In 1937, Meidner married Ella Jörgenssen and he became a Swedish citizen in 1943.

Meidner was an economist and the developer of the employee funds plan proposed by the Swedish Trade Union Confederation in the 1970s. He studied under the economist and Nobel Prize laureate Gunnar Myrdal. He got his Doctor of Philosophy degree in 1954 with a dissertation labeled Swedish Labour Market at Full Employment. He spent most of his work life at the Swedish Trade Union Confederation as a researcher.

Meidner was awarded the Illis quorum by the Swedish government in 1997.

Meidner died on 9 December 2005 in Lidingö, aged 91.

== Rehn–Meidner model ==

Meidner and the Swedish economist Gösta Rehn were responsible for the Rehn–Meidner model for economic growth as promulgated by the Swedish Social Democratic Party and the LO, the blue-collar trade union. The Rehn–Meidner model was first proposed in 1951 and for over the next twenty-five years was the basis for the low-inequality, high-tech oriented, rapid-innovation Swedish economy which also was exposed to international trade and became export oriented. In response to the increasing demand on the part of workers, communities and women for a share of the excess profits (permitted by a capital-labor-state wage suppression agreement) accumulated in an increasingly powerful capitalist sector, Meidner created a proposal in 1976, published by the LO, that called for requiring all companies above a certain size to issue new stock shares to workers so that within twenty years the workers would control 52 per cent of the companies they worked in. This policy followed in Meidner's career-long efforts to build a step-wise, peaceful, institutionally supported transition to a socialist society, whose carefully crafted incentive structure and culture would allow each member of society to work and contribute according to her or his capacity and receive social support according to her or his needs.

Supported by important Swedish policy designer Walter Korpi, Meidner's work was opposed by pro-capitalist Social Democrats, including the Finance Minister Kjell-Olof Feldt as well as Gösta Rehn (proponent of active labour market policies) and Olof Palme. The increasing ambitions and occasional militancy of the Swedish working class in conjunction with Meidner's progressive socialist institutional planning politicized the Swedish capitalist class via the Swedish Employers Association (SAF), who joined other countries' capitalist classes to oppose working class organizational bases and to promote capital deregulation and mobility. The SAF's response was to model their political and policy strategies after the New Zealand capitalist class' campaign which had successfully destroyed a labor movement of similar strength to the Swedish labor movement.

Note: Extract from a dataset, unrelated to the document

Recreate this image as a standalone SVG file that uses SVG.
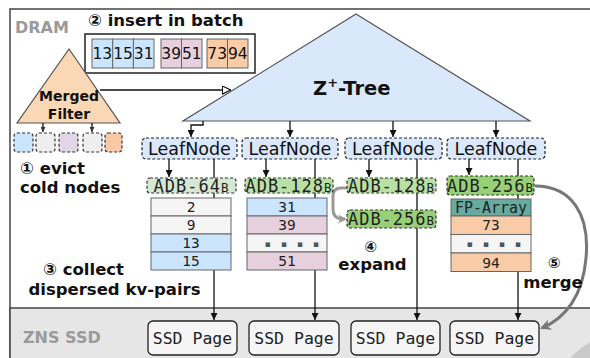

The Rehn–Meidner model resulted in Sweden having a very egalitarian wage system so that wage differentials between professions was very low, fortifying a low Gini coefficient. However, in the absence of the socialist steps urged by Meidner in the 1970s the economic model resulted in capital concentration (despite a very active social policy, Sweden has one of the highest percentages of private ownership of capital in the world) to the point where in the late 1970s 25 per cent of share capital was held by the top 0.1 per cent of shareholders and 75 per cent by the top 10 per cent.